Brainstorms: Philosophical Essays on Mind and Psychology
- Author: Daniel C. Dennett
- Language: English
- Subjects: Artificial intelligence; Consciousness;
- Published: 1978 (Bradford Books) 1981 (MIT Press)
- Publication place: United States
- ISBN: 9780897060011

= Brainstorms =

1978 book by American philosopher Daniel Dennett

Brainstorms: Philosophical Essays on Mind and Psychology is a 1978 book by American philosopher Daniel Dennett.

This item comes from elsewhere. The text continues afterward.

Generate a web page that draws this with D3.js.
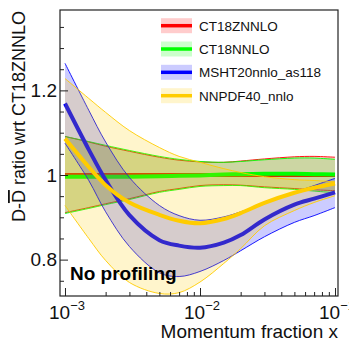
<!DOCTYPE html>
<html><head><meta charset="utf-8">
<script src="https://cdn.jsdelivr.net/npm/d3@7"></script>
<style>
html,body{margin:0;padding:0;background:#fff;}
svg{display:block;font-family:"Liberation Sans",Arial,Helvetica,sans-serif;}
</style></head>
<body>
<svg id="c" width="349" height="349"></svg>
<script>
// ---- data ----
const xValues = [0.001, 0.0015, 0.002, 0.003, 0.005, 0.007, 0.01, 0.015, 0.02, 0.03, 0.05, 0.07, 0.1];

const ct18zCentral = [1,1,1,1,1,1,1,1,1,1,1,1,1];
const ct18zUpper   = [1.091,1.078,1.068,1.056,1.042,1.035,1.031,1.030,1.033,1.038,1.043,1.044,1.042];
const ct18zLower   = [0.911,0.923,0.932,0.944,0.961,0.968,0.975,0.977,0.976,0.972,0.968,0.965,0.963];

const ct18Central  = [0.996,0.996,0.996,0.996,0.997,0.998,0.999,1.001,1.002,1.003,1.003,1.002,1.001];
const ct18Upper    = [1.091,1.079,1.070,1.058,1.044,1.037,1.032,1.030,1.032,1.036,1.040,1.040,1.037];
const ct18Lower    = [0.909,0.921,0.930,0.942,0.959,0.966,0.973,0.975,0.975,0.970,0.966,0.962,0.958];

const mshtCentral  = [1.169,1.060,0.988,0.905,0.846,0.833,0.828,0.840,0.858,0.895,0.930,0.944,0.959];
const mshtUpper    = [1.264,1.153,1.078,0.994,0.928,0.904,0.893,0.901,0.913,0.933,0.959,0.975,0.992];
const mshtLower    = [1.075,0.987,0.913,0.831,0.769,0.760,0.772,0.798,0.821,0.854,0.888,0.904,0.923];

const nnpdfCentral = [1.086,1.019,0.976,0.935,0.906,0.892,0.886,0.896,0.910,0.934,0.958,0.970,0.980];
const nnpdfUpper   = [1.228,1.181,1.148,1.105,1.065,1.044,1.030,1.015,1.006,0.996,0.989,0.987,0.984];
const nnpdfLower   = [0.928,0.850,0.798,0.746,0.720,0.722,0.747,0.791,0.826,0.880,0.916,0.935,0.951];

const seriesNames  = ["CT18ZNNLO","CT18NNLO","MSHT20nnlo_as118","NNPDF40_nnlo"];
const seriesColors = ["#ff0000","#00ff00","#0000ff","#ffcc00"];

const xMajorTicks = [0.001, 0.01, 0.1];
const xTickExponents = ["\u22123","\u22122","\u22121"];
const yMajorTicks = [0.8, 1.0, 1.2];
const yTickLabels = ["0.8","1","1.2"];

// ---- layout ----
const svg = d3.select("#c");
const L = 60, R = 338, T = 10, B = 296;

const x = d3.scaleLog().domain([Math.pow(10,-3.037), Math.pow(10,-0.978)]).range([L, R]);
const y = d3.scaleLinear().domain([0.714, 1.39]).range([B, T]);

const series = [
  {c: ct18zCentral, u: ct18zUpper, l: ct18zLower},
  {c: ct18Central,  u: ct18Upper,  l: ct18Lower},
  {c: mshtCentral,  u: mshtUpper,  l: mshtLower},
  {c: nnpdfCentral, u: nnpdfUpper, l: nnpdfLower}
];

const curve = d3.curveCatmullRom.alpha(0.5);
const area = (u,l) => d3.area().curve(curve).x((d,i)=>x(xValues[i])).y0((d,i)=>y(l[i])).y1((d,i)=>y(u[i]));
const line = arr => d3.line().curve(curve).x((d,i)=>x(xValues[i])).y((d,i)=>y(arr[i]));

const plot = svg.append("g");
series.forEach((s, k) => {
  const col = seriesColors[k];
  plot.append("path").attr("d", area(s.u, s.l)(xValues))
    .attr("fill", col).attr("fill-opacity", 0.2).attr("stroke", "none");
  plot.append("path").attr("d", line(s.u)(xValues)).attr("fill","none").attr("stroke", col).attr("stroke-width", 0.9);
  plot.append("path").attr("d", line(s.l)(xValues)).attr("fill","none").attr("stroke", col).attr("stroke-width", 0.9);
  plot.append("path").attr("d", line(s.c)(xValues)).attr("fill","none").attr("stroke", col).attr("stroke-width", 4);
});

// ---- axes ----
const xMinor = [];
[0.001,0.01].forEach(d => { for (let m=2;m<=9;m++) xMinor.push(d*m); });
const yMinor = d3.range(0.75, 1.38, 0.05).map(v=>+v.toFixed(2)).filter(v => !yMajorTicks.some(t=>Math.abs(t-v)<1e-6));

const gx = svg.append("g").attr("transform", `translate(0,${B})`);
gx.call(d3.axisBottom(x).tickValues(xMajorTicks).tickSize(-8).tickFormat(""));
const gx2 = svg.append("g").attr("transform", `translate(0,${B})`);
gx2.call(d3.axisBottom(x).tickValues(xMinor).tickSize(-4).tickFormat(""));
const gy = svg.append("g").attr("transform", `translate(${L},0)`);
gy.call(d3.axisLeft(y).tickValues(yMajorTicks).tickSize(-8).tickPadding(3).tickFormat((d,i)=>yTickLabels[i]));
const gy2 = svg.append("g").attr("transform", `translate(${L},0)`);
gy2.call(d3.axisLeft(y).tickValues(yMinor).tickSize(-4).tickFormat(""));
svg.selectAll(".domain").remove();
svg.selectAll(".tick line").attr("stroke","#222").attr("stroke-width",1);
gy.selectAll(".tick text").attr("font-size", 19).attr("fill","#111")
  .attr("font-family","Liberation Sans, Arial, sans-serif");

// frame
svg.append("rect").attr("x",L).attr("y",T).attr("width",R-L).attr("height",B-T)
  .attr("fill","none").attr("stroke","#222").attr("stroke-width",1.2);

// x tick labels with superscripts
xMajorTicks.forEach((t,i) => {
  const tx = svg.append("text").attr("x", x(t)-16).attr("y", 319).attr("font-size",19).attr("fill","#111");
  tx.append("tspan").text("10");
  tx.append("tspan").attr("dy",-9).attr("font-size",13).text(xTickExponents[i]);
});

// axis titles
svg.append("text").attr("x", R).attr("y", 338).attr("text-anchor","end")
  .attr("font-size", 19).attr("fill","#111").text("Momentum fraction x");
const yt = svg.append("text").attr("transform", "translate(25,11) rotate(-90)")
  .attr("text-anchor","end").attr("font-size", 18).attr("fill","#111");
yt.append("tspan").text("D-");
yt.append("tspan").style("text-decoration","overline").text("D");
yt.append("tspan").text(" ratio wrt CT18ZNNLO");

// label
svg.append("text").attr("x", 70).attr("y", 280).attr("font-size", 19).attr("font-weight","bold")
  .attr("fill","#000").text("No profiling");

// legend
const legY = [25.7, 49, 72.3, 95.7];
seriesNames.forEach((n,i) => {
  const g = svg.append("g");
  g.append("rect").attr("x",161).attr("y",legY[i]-7.5).attr("width",31).attr("height",15)
    .attr("fill", seriesColors[i]).attr("fill-opacity",0.2);
  g.append("line").attr("x1",161).attr("x2",192).attr("y1",legY[i]).attr("y2",legY[i])
    .attr("stroke", seriesColors[i]).attr("stroke-width",3.5);
  g.append("text").attr("x",199).attr("y",legY[i]+5).attr("font-size",13.5).attr("fill","#111").text(n);
});
</script>
</body></html>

The book is a collection of seventeen essays in which Dennett reflects on the early achievements of artificial intelligence to develop his ideas on consciousness, theory of mind, and free will.

==Reception==
Douglas Hofstadter, writing in the New York Review of Books, praised Brainstorms, calling it "one of the most important contributions to thinking about thinking yet written". John Haugeland reviewed Brainstorms for the journal Philosophy of Science where he called it "philosophically important and delightfully written", though he criticised Dennett's arguments about morality. Gilbert Harman, writing in The Philosophical Review, called Brainstorms "brilliant". Robert Cummins wrote in Philosophical Topics that Brainstorms is "important and good" and called it "the most entertaining bit of non-fiction I've read in a long while."